Investing in learning brings many benefits to both your personal and professional life. Many employers prefer to hire someone with advanced education, whether it is from taking certificate courses to earning bachelor’s or master’s degrees. This comes with academic knowledge that is applicable to many careers.

According to CollegeBoard, those who obtain some form of higher education tend to make more money and live healthier lifestyles. Acquiring academic knowledge is great, but what do you do with it once you finish your courses?

Applying what you learn in school to your job is essential to retaining knowledge and skills. Application helps you continue to grow and keeps you on trend, showing your employer you can implement ideas to improve work.

There are many ways you can apply classroom knowledge on the job.


Reflect on Your Academic Knowledge

Reflection happens when you look back on what you learned or what took place and analyzing it so that you avoid repeating mistakes.
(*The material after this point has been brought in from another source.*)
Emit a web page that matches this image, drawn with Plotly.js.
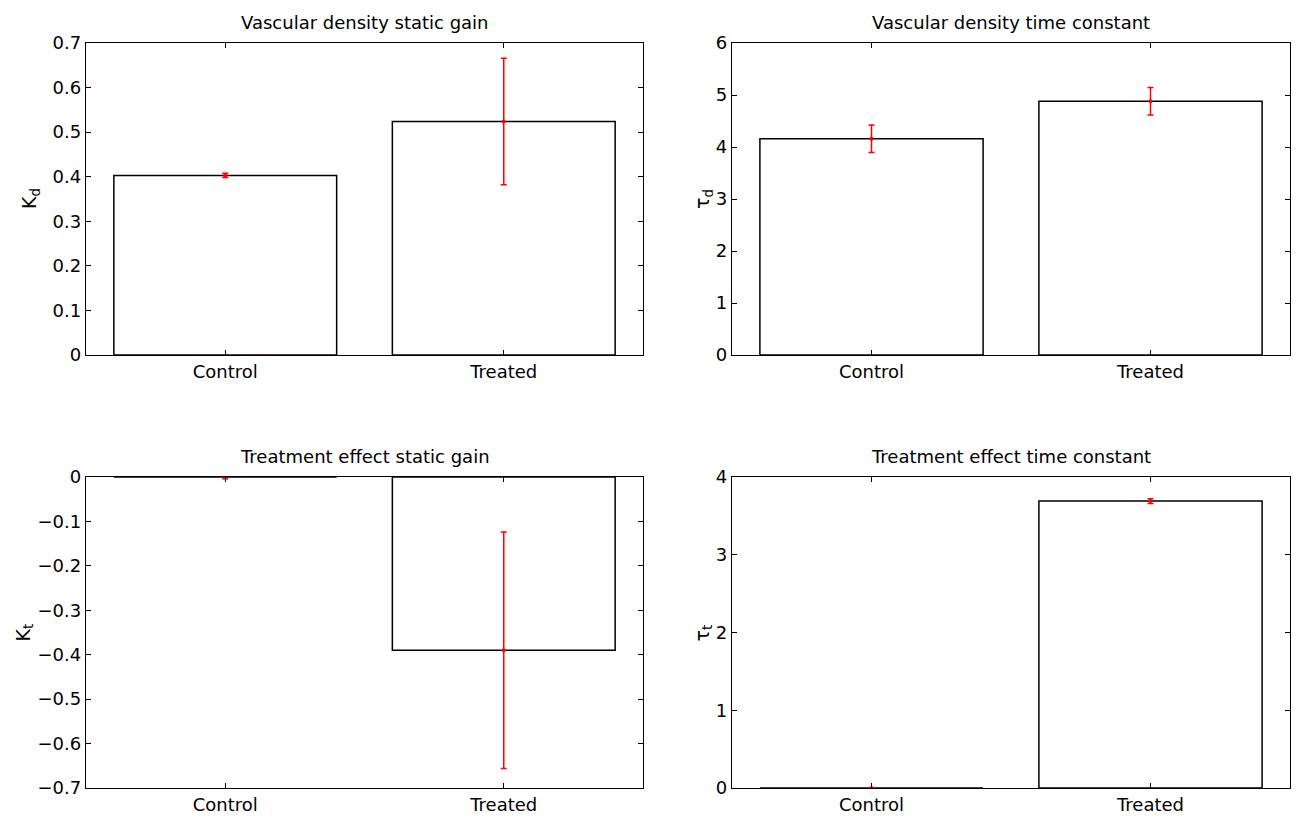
<!DOCTYPE html>
<html><head><meta charset="utf-8">
<script src="https://cdn.plot.ly/plotly-3.0.1.min.js"></script>
<style>html,body{margin:0;padding:0;background:#fff}#chart{width:1296px;height:816px}</style>
</head><body><div id="chart"></div><script>
const categories = ['Control', 'Treated'];
const kdMean = [0.403, 0.524];
const kdErr = [0.005, 0.142];
const tdMean = [4.16, 4.88];
const tdErr = [0.265, 0.263];
const ktMean = [0, -0.39];
const ktErr = [0.004, 0.266];
const ttMean = [0, 3.69];
const ttErr = [0.004, 0.03];
const panelTitles = ['Vascular density static gain', 'Vascular density time constant',
                     'Treatment effect static gain', 'Treatment effect time constant'];
const yLabels = ['K<sub>d</sub>', 'τ<sub>d</sub>', 'K<sub>t</sub>', 'τ<sub>t</sub>'];

const means = [kdMean, tdMean, ktMean, ttMean];
const errs = [kdErr, tdErr, ktErr, ttErr];

const W = 1296, H = 816;
const xDom = [[86 / W, 643 / W], [732 / W, 1290 / W], [86 / W, 643 / W], [732 / W, 1290 / W]];
const yDom = [[1 - 355 / H, 1 - 43 / H], [1 - 355 / H, 1 - 43 / H], [1 - 788 / H, 1 - 477 / H], [1 - 788 / H, 1 - 477 / H]];
const yRange = [[0, 0.7], [0, 6], [-0.7, 0], [0, 4]];
const yDtick = [0.1, 1, 0.1, 1];
const yLabShift = [-56, -29, -62, -29];

const FONT = 'DejaVu Sans, Liberation Sans, Arial, sans-serif';
const traces = [];
const layout = {
  width: W, height: H, margin: {l: 0, r: 0, t: 0, b: 0},
  paper_bgcolor: 'white', plot_bgcolor: 'white', showlegend: false,
  font: {family: FONT, size: 18, color: 'black'},
  annotations: []
};

for (let i = 0; i < 4; i++) {
  const sx = i === 0 ? '' : String(i + 1);
  const xa = 'x' + sx, ya = 'y' + sx;
  traces.push({
    type: 'bar', x: categories, y: means[i], xaxis: xa, yaxis: ya, width: 0.8,
    marker: {color: 'white', line: {color: 'black', width: 1.5}},
    hoverinfo: 'skip'
  });
  traces.push({
    type: 'scatter', mode: 'markers', x: categories, y: means[i], xaxis: xa, yaxis: ya,
    marker: {color: 'red', size: 4},
    error_y: {type: 'data', array: errs[i], visible: true, color: 'red', thickness: 1.5, width: 3},
    hoverinfo: 'skip'
  });
  layout['xaxis' + sx] = {
    type: 'category', range: [-0.5, 1.5], domain: xDom[i], anchor: ya,
    showline: true, mirror: 'allticks', linecolor: 'black', linewidth: 1.3,
    ticks: 'inside', ticklen: 5, tickwidth: 1, tickcolor: 'black',
    showgrid: false, zeroline: false, fixedrange: true,
    tickfont: {family: FONT, size: 18, color: 'black'}
  };
  layout['yaxis' + sx] = {
    range: yRange[i], dtick: yDtick[i], tick0: 0, domain: yDom[i], anchor: xa,
    showline: true, mirror: 'allticks', linecolor: 'black', linewidth: 1.3,
    ticks: 'inside', ticklen: 5, tickwidth: 1, tickcolor: 'black',
    showgrid: false, zeroline: false, fixedrange: true,
    tickfont: {family: FONT, size: 18, color: 'black'}
  };
  layout.annotations.push({
    text: panelTitles[i], xref: xa + ' domain', yref: ya + ' domain', x: 0.5, y: 1,
    xanchor: 'center', yanchor: 'bottom', yshift: 8, showarrow: false,
    font: {family: FONT, size: 18, color: 'black'}
  });
  layout.annotations.push({
    text: yLabels[i], xref: xa + ' domain', yref: ya + ' domain', x: 0, y: 0.5,
    xanchor: 'center', yanchor: 'middle', xshift: yLabShift[i], textangle: -90, showarrow: false,
    font: {family: FONT, size: 19, color: 'black'}
  });
}

Plotly.newPlot('chart', traces, layout, {displayModeBar: false, staticPlot: true});
</script></body></html>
It also helps you focus on the positive things learned and what did work so you can apply that to future tasks.

Some reports show how reflection helps you stay in charge of how you apply what you have learned, connect learning experiences on the job, and give you an idea of other areas in which you want to explore.

Reflection is more than just thoughts. Actions need to accompany reflection.
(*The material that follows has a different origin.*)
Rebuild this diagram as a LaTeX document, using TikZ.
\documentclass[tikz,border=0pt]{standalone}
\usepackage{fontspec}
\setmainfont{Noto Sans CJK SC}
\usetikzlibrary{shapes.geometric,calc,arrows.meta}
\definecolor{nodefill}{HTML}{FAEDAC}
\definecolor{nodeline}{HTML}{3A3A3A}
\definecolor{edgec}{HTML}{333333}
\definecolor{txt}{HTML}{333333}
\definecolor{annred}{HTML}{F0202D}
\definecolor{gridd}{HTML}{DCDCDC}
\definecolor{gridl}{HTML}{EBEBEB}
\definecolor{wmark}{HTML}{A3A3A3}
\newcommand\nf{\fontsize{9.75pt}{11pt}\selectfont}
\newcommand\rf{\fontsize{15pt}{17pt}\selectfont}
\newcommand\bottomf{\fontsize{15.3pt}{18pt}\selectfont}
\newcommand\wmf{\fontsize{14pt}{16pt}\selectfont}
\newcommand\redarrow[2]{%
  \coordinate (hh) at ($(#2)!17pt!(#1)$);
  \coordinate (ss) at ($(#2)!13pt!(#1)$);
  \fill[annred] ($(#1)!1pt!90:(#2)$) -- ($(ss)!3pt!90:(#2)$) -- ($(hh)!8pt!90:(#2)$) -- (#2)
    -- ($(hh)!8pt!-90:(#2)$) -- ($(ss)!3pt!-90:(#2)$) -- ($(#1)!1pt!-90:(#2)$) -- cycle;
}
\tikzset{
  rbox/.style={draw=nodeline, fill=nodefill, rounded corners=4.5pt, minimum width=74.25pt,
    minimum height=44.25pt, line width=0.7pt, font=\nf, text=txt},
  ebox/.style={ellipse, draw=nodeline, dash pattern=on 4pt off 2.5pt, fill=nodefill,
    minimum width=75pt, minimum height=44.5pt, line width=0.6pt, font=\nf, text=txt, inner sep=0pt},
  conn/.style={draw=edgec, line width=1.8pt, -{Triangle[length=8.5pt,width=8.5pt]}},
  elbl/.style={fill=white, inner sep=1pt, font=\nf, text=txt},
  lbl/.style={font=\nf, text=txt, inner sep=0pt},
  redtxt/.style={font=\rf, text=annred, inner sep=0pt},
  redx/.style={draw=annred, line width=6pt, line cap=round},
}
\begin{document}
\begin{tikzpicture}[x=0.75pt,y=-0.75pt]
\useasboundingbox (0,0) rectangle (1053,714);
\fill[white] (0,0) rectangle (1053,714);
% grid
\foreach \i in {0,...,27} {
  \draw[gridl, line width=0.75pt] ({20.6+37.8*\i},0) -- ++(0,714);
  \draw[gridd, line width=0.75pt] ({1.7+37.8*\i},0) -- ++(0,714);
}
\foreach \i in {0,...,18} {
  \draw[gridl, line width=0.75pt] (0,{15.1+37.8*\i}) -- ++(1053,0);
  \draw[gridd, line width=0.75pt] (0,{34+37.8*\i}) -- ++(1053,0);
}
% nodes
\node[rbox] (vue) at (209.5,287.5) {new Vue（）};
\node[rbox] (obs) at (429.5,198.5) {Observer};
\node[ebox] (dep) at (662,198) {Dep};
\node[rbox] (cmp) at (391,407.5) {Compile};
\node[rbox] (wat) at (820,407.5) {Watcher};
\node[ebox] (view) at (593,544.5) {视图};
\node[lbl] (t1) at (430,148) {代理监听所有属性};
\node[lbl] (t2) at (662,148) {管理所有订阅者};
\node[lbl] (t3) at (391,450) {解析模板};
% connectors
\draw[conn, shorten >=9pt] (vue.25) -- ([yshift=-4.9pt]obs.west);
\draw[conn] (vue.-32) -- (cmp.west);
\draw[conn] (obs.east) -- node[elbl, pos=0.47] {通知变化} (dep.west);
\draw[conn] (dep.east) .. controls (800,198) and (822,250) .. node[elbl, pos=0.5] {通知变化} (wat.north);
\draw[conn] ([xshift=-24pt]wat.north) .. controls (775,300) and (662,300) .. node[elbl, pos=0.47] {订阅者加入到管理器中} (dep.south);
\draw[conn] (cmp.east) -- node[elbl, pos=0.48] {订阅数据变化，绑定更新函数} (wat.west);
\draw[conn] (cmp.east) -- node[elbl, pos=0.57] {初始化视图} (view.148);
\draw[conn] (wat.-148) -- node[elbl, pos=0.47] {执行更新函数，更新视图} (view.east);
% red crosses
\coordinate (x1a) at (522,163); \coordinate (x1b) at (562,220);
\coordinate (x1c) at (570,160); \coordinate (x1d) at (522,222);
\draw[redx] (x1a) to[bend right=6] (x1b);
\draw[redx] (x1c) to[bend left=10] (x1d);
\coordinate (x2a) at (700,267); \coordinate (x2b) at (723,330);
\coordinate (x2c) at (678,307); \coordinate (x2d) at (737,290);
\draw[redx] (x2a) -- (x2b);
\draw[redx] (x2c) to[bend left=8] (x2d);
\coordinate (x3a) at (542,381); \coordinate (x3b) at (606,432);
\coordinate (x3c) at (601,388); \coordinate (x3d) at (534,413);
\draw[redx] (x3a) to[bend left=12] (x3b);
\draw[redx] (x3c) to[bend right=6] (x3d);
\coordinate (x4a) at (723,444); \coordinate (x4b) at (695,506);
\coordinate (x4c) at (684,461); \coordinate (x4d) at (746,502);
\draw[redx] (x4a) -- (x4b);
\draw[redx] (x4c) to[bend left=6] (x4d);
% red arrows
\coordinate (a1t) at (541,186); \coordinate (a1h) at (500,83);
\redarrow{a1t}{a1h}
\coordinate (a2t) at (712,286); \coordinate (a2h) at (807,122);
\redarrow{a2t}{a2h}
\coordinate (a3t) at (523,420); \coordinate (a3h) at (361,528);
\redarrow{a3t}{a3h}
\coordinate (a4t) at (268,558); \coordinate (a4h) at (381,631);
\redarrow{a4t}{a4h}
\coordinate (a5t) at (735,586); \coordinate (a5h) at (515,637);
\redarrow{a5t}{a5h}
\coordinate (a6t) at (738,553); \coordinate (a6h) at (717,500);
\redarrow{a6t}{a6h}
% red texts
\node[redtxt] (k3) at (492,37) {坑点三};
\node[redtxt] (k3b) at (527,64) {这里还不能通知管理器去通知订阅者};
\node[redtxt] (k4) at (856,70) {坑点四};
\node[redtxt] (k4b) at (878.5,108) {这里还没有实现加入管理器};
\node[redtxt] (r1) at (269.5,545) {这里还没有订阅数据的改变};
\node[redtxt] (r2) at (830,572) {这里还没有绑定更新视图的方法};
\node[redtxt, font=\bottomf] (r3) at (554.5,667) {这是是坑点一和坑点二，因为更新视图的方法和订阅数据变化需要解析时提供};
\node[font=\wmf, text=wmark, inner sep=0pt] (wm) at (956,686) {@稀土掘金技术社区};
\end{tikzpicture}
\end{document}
Write your reflections in a journal. Review notes and update them when information changes. Set goals based on your reflections.
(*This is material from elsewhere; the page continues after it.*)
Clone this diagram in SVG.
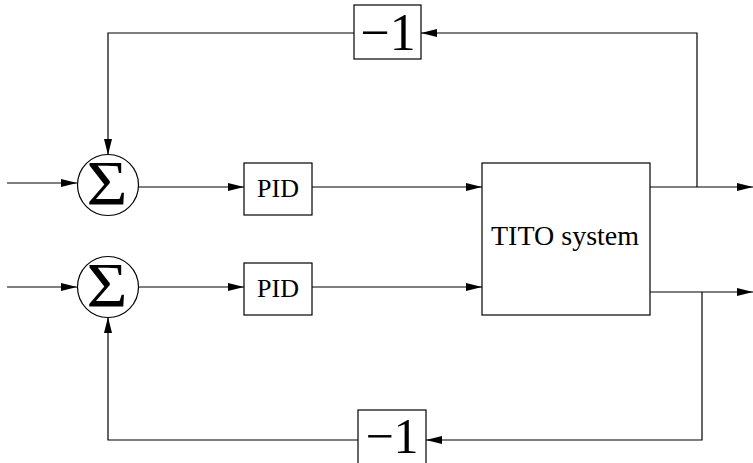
<svg xmlns="http://www.w3.org/2000/svg" width="753" height="463" viewBox="0 0 753 463">
<defs>
<marker id="ah" markerWidth="16" markerHeight="8" refX="16" refY="4" orient="auto" markerUnits="userSpaceOnUse">
<path d="M0,0 L16,4 L0,8 Z" fill="#000"/>
</marker>
<style>
.box{fill:#fff;stroke:#000;stroke-width:1.2}
.ln{fill:none;stroke:#000;stroke-width:1.2}
.t{font-family:"Liberation Serif","Times New Roman",serif;fill:#000;text-anchor:middle}
.sig{font-family:"DejaVu Serif",serif;fill:#000;text-anchor:middle}
</style>
</defs>
<g id="connectors">
<path class="ln" d="M7,183 H77" marker-end="url(#ah)"/>
<path class="ln" d="M7,287 H77" marker-end="url(#ah)"/>
<path class="ln" d="M139,187 H244" marker-end="url(#ah)"/>
<path class="ln" d="M139,287 H244" marker-end="url(#ah)"/>
<path class="ln" d="M312,187 H482" marker-end="url(#ah)"/>
<path class="ln" d="M312,287 H482" marker-end="url(#ah)"/>
<path class="ln" d="M650,187 H753" marker-end="url(#ah)"/>
<path class="ln" d="M650,292 H753" marker-end="url(#ah)"/>
<path class="ln" d="M697,187 V33 H421" marker-end="url(#ah)"/>
<path class="ln" d="M354,33 H108 V155" marker-end="url(#ah)"/>
<path class="ln" d="M702,292 V440 H426" marker-end="url(#ah)"/>
<path class="ln" d="M358,440 H108 V317" marker-end="url(#ah)"/>
</g>
<g id="sum1">
<circle class="box" cx="108" cy="185" r="30.5"/>
<text class="t" x="107" y="205" font-size="64" textLength="41" lengthAdjust="spacingAndGlyphs">Σ</text>
</g>
<g id="sum2">
<circle class="box" cx="108" cy="287" r="30.5"/>
<text class="t" x="107" y="307" font-size="64" textLength="41" lengthAdjust="spacingAndGlyphs">Σ</text>
</g>
<g id="pid1">
<rect class="box" x="244" y="163" width="68" height="52"/>
<text class="t" x="278" y="197" font-size="26">PID</text>
</g>
<g id="pid2">
<rect class="box" x="244" y="263" width="68" height="52"/>
<text class="t" x="278" y="297" font-size="26">PID</text>
</g>
<g id="tito">
<rect class="box" x="482" y="163" width="168" height="152"/>
<text class="t" x="565" y="245" font-size="28">TITO system</text>
</g>
<g id="neg1">
<rect class="box" x="354" y="5" width="67" height="54"/>
<text class="t" x="388" y="50" font-size="52">−1</text>
</g>
<g id="neg2">
<rect class="box" x="358" y="410" width="68" height="60"/>
<text class="t" x="392" y="453" font-size="50">−1</text>
</g>
</svg>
It is actions like these that will help you follow through with your decisions for applying what you learned.


Seek Opportunities for Continued Practice

After you finish a course or a degree program, the job you land may not automatically be set up to allow implementation of what you studied. In such instances, you can seek out opportunities on your own.

Find ways to weave the academic knowledge gained into your everyday job duties. One example is if you studied computer technology but are working in healthcare, find the time to design or update software programs for your department.

This allows you to do your job while also implementing the new knowledge earned in class.

Another way you can continue to practice what you studied is to teach others.


Teach it To Others

There is no better way to implement your academic knowledge than to teach others what you have learned. Passing on knowledge to co-workers or even upper administration helps you retain information and allows them to stay up-to-date on trends in your field.

To effectively teach others what you learned in school, make sure you create a plan. Map out and organize the lessons you want to share.

Use training aids that are relevant and entertaining. Adapt your teaching style to match the learning styles of your colleagues. Teach them how to reflect and welcome feedback.

Constructive feedback can give you motivation to grow in areas you may not have thought about. Feedback awakens the innovative side in all of us, triggering us to make changes when necessary. It also leads us to new areas of interest for development.


Set Goals for Implementation

Before taking on anything new, it is a clever idea to set goals. You can get distracted along the way unless you have and maintain focus on the end goal or reward. Pick the specific skills you want to implement at work. Write both long-term and short-term goals of how you can apply that knowledge on the job.

To be successful in goal setting, keep them realistic and positive. Make your goals something that can benefit you and others, not something you fear. Make the time frame for each goal appropriate. Furthermore, make sure you have the tools to help you implement your skills.

Figuring out why you want to apply new knowledge and what you hope to accomplish will help you set goals. It helps you figure out what problem you are trying to solve or what task you want to improve.


Group Work

Participating in group work offers several chances to apply academic knowledge. What you have learned in your studies can be quite different than what your colleagues have learned. Even if you have studied related topics, each of you will have different perspectives.

Group work allows you to showcase your new knowledge. It shows you want the whole team to benefit from your expertise. It also shows you are willing to continue learning from your team. Together, your team can utilize new academic knowledge to garner successful outcomes.

You do not want to come across as the person with all the answers. Find a way to balance your excitement to implement new knowledge with your group’s willingness to accept what you are offering.


Change Your Routine to Include New Knowledge

Your work schedule may be very predictable, the same routine with little flexibility. Being stuck in a routine can make it hard to implement academic knowledge you have learned in college. You can change your routine, however.

Even small changes, like the order in which you complete tasks, can allow room for implementing information you have learned. You may even want to add a half hour at the beginning and end of your day to plan and reflect.


Don’t Try to Implement Everything at Once

This is hard. You are excited about what you learned in school. You know it can work if you implement it just right. You want to get started right away.

Going too fast can lead to negative outcomes.

You did not earn all your education in a rapid amount of time, so don’t try to implement everything you learned right away. Take the time to set goals and objectives. Prepare for both positive and negative outcomes of your implementation.

When applying new academic knowledge, consider the advantages and disadvantages of implementation, and prioritize the applications you wish to make.

Simply applying academic knowledge to your job is not enough. It’s important to analyze your actions and give yourself an honest evaluation, which can give you insight and direction for future applications.